Ajit’s underwriting skills are unmatched. His mind, moreover, is an idea factory that is always looking for more lines of business he can add to his current assortment.
At bottom, a sound insurance operation needs to adhere to four disciplines. It must (1) understand all exposures that might cause a policy to incur losses; (2) conservatively assess the likelihood of any exposure actually causing a loss and the probable cost if it does; (3) set a premium that, on average, will deliver a profit after both prospective loss costs and operating expenses are covered; and (4) be willing to walk away if the appropriate premium can’t be obtained.
Many insurers pass the first three tests and flunk the fourth. They simply can’t turn their back on business that is being eagerly written by their competitors. That old line, “The other guy is doing it, so we must as well,” spells trouble in any business, but in none more so than insurance.
No one likes to buy auto insurance. Almost everyone, though, likes to drive. The insurance consequently needed is a major expenditure for most families. Savings matter to them – and only a low-cost operation can deliver these.
Last year, our premier position in reinsurance was reaffirmed by our writing a policy carrying a $3 billion single premium. I believe that the policy’s size has only been exceeded by our 2007 transaction with Lloyd’s, in which the premium was $7.1 billion.In fact, I know of only eight P/C policies in history that had a single premium exceeding $1 billion. And, yes, all eight were written by Berkshire. Certain of these contracts will require us to make substantial payments 50 years or more from now. When major insurers have needed an unquestionable promise that payments of this type will be made, Berkshire has been the party – the only party – to call. Berkshire’s great managers, premier financial strength and a variety of business models protected by wide moats amount to something unique in the insurance world. This assemblage of strengths is a huge asset for Berkshire shareholders that will only get more valuable with time.
Unlike many other lessors, we manufacture our own tank cars, about 6,000 of them in a good year. We do not book any profit when we transfer cars from our manufacturing division to our leasing division. Our fleet is consequently placed on our books at a “bargain” price. The difference between that figure and a “retail” price is only slowly reflected in our earnings through smaller annual depreciation charges that we enjoy over the 30-year life of the car. Because of that fact as well as others, Marmon’s rail fleet is worth considerably more than the $5 billion figure at which it is carried on our books.
Attentive readers will notice that Tesco, which last year appeared in the list of our largest common stock investments, is now absent. An attentive investor, I’m embarrassed to report, would have sold Tesco shares earlier. I made a big mistake with this investment by dawdling.
At the end of 2012 we owned 415 million shares of Tesco, then and now the leading food retailer in the U.K. and an important grocer in other countries as well. Our cost for this investment was $2.3 billion, and the market value was a similar amount.

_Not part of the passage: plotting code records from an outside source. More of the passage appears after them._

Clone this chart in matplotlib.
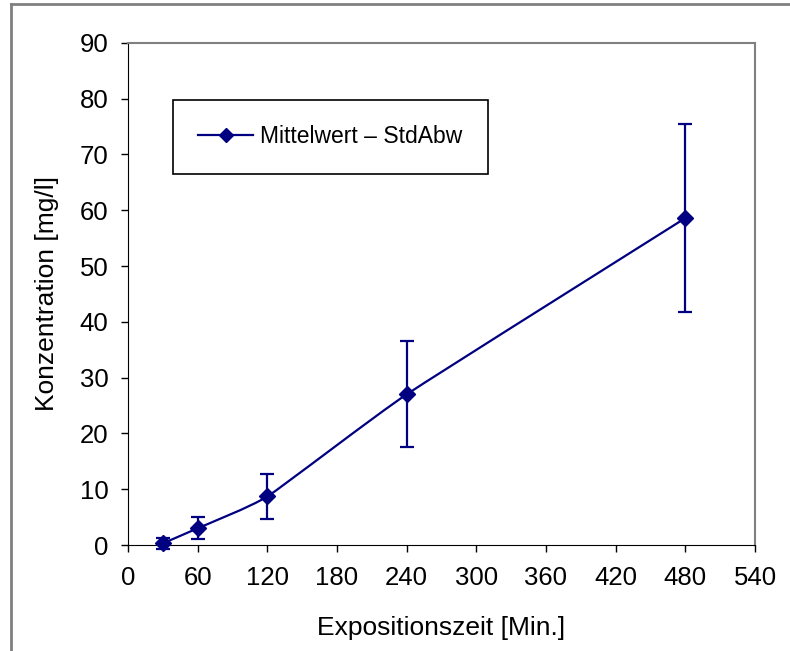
import numpy as np
import matplotlib.pyplot as plt
from matplotlib.path import Path
from matplotlib.patches import PathPatch
from matplotlib.lines import Line2D

plt.rcParams['font.family'] = ['Liberation Sans', 'DejaVu Sans']

# data
zeit = [30, 60, 120, 240, 480]
mittelwert = [0.3, 3.0, 8.7, 27.0, 58.6]
stdabw = [1.0, 2.0, 4.0, 9.5, 16.8]

farbe = '#000080'

fig = plt.figure(figsize=(7.9, 6.51), dpi=100)
ax = fig.add_axes([0.162, 0.1628, 0.7937, 0.7713])

# smoothed line like Excel (soft Catmull-Rom as Bezier curves)
pts = np.column_stack([zeit, mittelwert])
n = len(pts)
t = 0.45
verts = [pts[0]]
codes = [Path.MOVETO]
for i in range(n - 1):
    p0 = pts[max(i - 1, 0)]
    p1 = pts[i]
    p2 = pts[i + 1]
    p3 = pts[min(i + 2, n - 1)]
    c1 = p1 + (p2 - p0) / 6 * t
    c2 = p2 - (p3 - p1) / 6 * t
    verts += [c1, c2, p2]
    codes += [Path.CURVE4] * 3
ax.add_patch(PathPatch(Path(verts, codes), facecolor='none', edgecolor=farbe,
                       lw=1.6, zorder=2))

ax.errorbar(zeit, mittelwert, yerr=stdabw, fmt='D', color=farbe, ms=8.5,
            ecolor=farbe, elinewidth=1.6, capsize=5.3, capthick=1.6, zorder=3,
            clip_on=False)

ax.set_xlim(0, 540)
ax.set_ylim(0, 90)
ax.set_xticks(np.arange(0, 541, 60))
ax.set_yticks(np.arange(0, 91, 10))
ax.tick_params(direction='out', length=5, width=1, labelsize=18.5, pad=9)
ax.tick_params(axis='x', pad=10)

for s in ['left', 'bottom']:
    ax.spines[s].set_color('black')
for s in ['top', 'right']:
    ax.spines[s].set_color('#808080')
    ax.spines[s].set_linewidth(1.5)

ax.set_xlabel('Expositionszeit [Min.]', fontsize=19, labelpad=19)
ax.set_ylabel('Konzentration [mg/l]', fontsize=19, labelpad=15)

handle = Line2D([], [], color=farbe, marker='D', ms=7.5, lw=1.6)
leg = ax.legend([handle], ['Mittelwert – StdAbw'], loc='upper left',
                bbox_to_anchor=(0.072, 0.886), fancybox=False, framealpha=1,
                edgecolor='black', fontsize=16.5, borderpad=1.1,
                handlelength=2.4, handletextpad=0.3, borderaxespad=0)
leg.get_frame().set_linewidth(1.2)

# outer chart frame (left and top only)
fig.add_artist(Line2D([11 / 790, 11 / 790], [0, 1 - 4 / 651], color='#808080',
                      lw=2, transform=fig.transFigure))
fig.add_artist(Line2D([11 / 790, 1], [1 - 4 / 651, 1 - 4 / 651], color='#808080',
                      lw=2, transform=fig.transFigure))

fig.savefig('out.png', dpi=100)
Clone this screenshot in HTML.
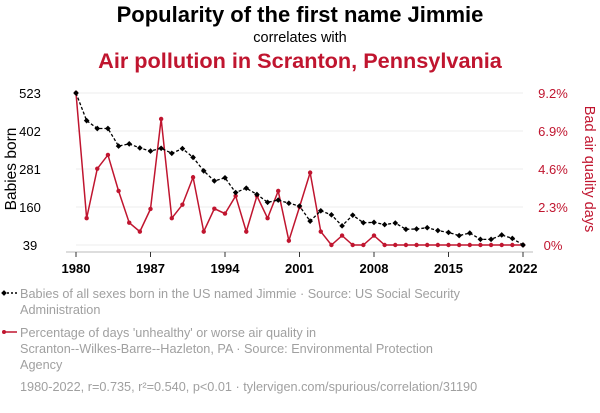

In 2013, I soured somewhat on the company’s then-management and sold 114 million shares, realizing a profit of $43 million. My leisurely pace in making sales would prove expensive. Charlie calls this sort of behavior “thumb-sucking.” (Considering what my delay cost us, he is being kind.)
During 2014, Tesco’s problems worsened by the month. The company’s market share fell, its margins contracted and accounting problems surfaced. In the world of business, bad news often surfaces serially: You see a cockroach in your kitchen; as the days go by, you meet his relatives.
We sold Tesco shares throughout the year and are now out of the position. (The company, we should mention, has hired new management, and we wish them well.) Our after-tax loss from this investment was $444 million, about 1/5 of 1% of Berkshire’s net worth. In the past 50 years, we have only once realized an investment loss that at the time of sale cost us 2% of our net worth. Twice, we experienced 1% losses. All three of these losses occurred in the 1974-1975 period, when we sold stocks that were very cheap in order to buy others we believed to be even cheaper.
Our investment results have been helped by a terrific tailwind. During the 1964-2014 period, the S&P 500 rose from 84 to 2,059, which, with reinvested dividends, generated the overall return of 11,196% shown on page 2. Concurrently, the purchasing power of the dollar declined a staggering 87%. That decrease means that it now takes $1 to buy what could be bought for 13¢ in 1965 (as measured by the Consumer Price Index).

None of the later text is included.